Saya bukan ahli agama, tapi salah satu kerancuan besar dalam agama Islam pola pikir pemeluk Islam yang saya temukan adalah ini:
Perkara X besar mudharat daripada manfaatnya, karena itu kalian tidak boleh melakukan hal tersebut.
Masalahnya manfaat dan mudharat sama saja seperti mengangkat ukuran bagus-jelek. Ia adalah nilai yang tidak bisa diukur, sebab setiap orang punya meterannya sendiri-sendiri yang sangat subjektif.

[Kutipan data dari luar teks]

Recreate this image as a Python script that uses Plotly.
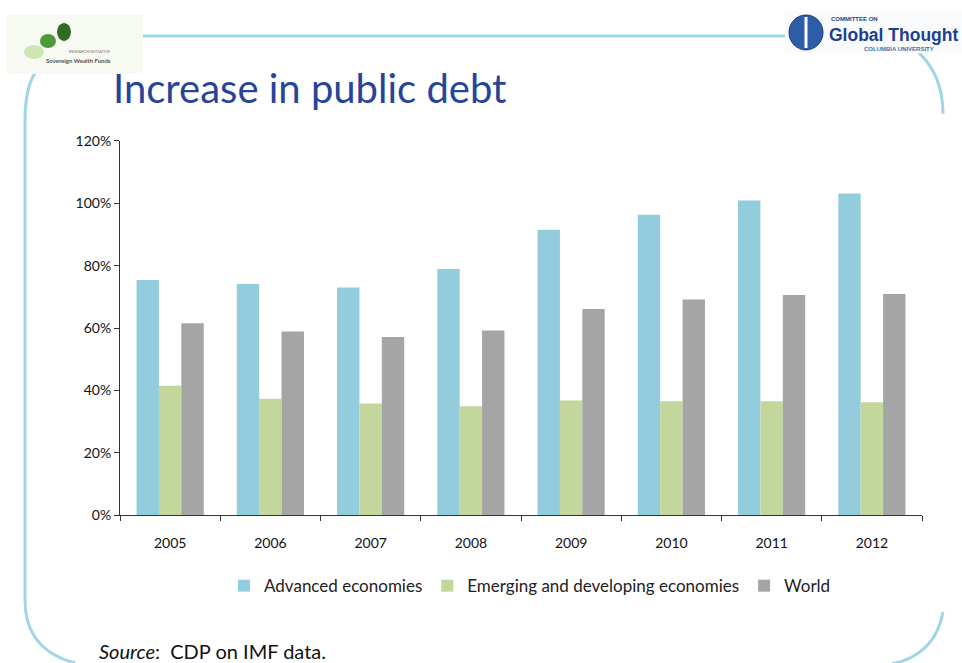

Contoh saja bagi orang kaya uang 5000 rupiah tidak banyak bermanfaat . Bagi orang miskin yang belum makan 5 hari, 5000 rupiah banyak sekali manfaatnya untuk menyambung hidup. Maka bagi orang kaya tak banyak manfaatnya mencuri 5000 rupiah dibanding tertangkap polisi. Sementara bagi si miskin, biarlah tertangkap polisi daripada mati kelaparan besok hari. Maka berdasarkan ukuran mudharat versus manfaat di atas, buat si kaya mencuri itu perkara haram, buat si miskin itu perkara halal.
Bingung, kan?
Usul saya, manfaat dan mudharat dijadikan ukuran masing-masing orang saja. Hentikan mendebat sesuatu berdasarkan hitung-hitungan manfaat dan mudharat, apalagi memaksa orang lain untuk mengikutinya. Sebab kita tak pernah paham apa yang jadi mudharat buat orang lain, dan apa yang bermanfaat baginya.
Singkatnya, biarlah masalah iman keluar dari persoalan matematika.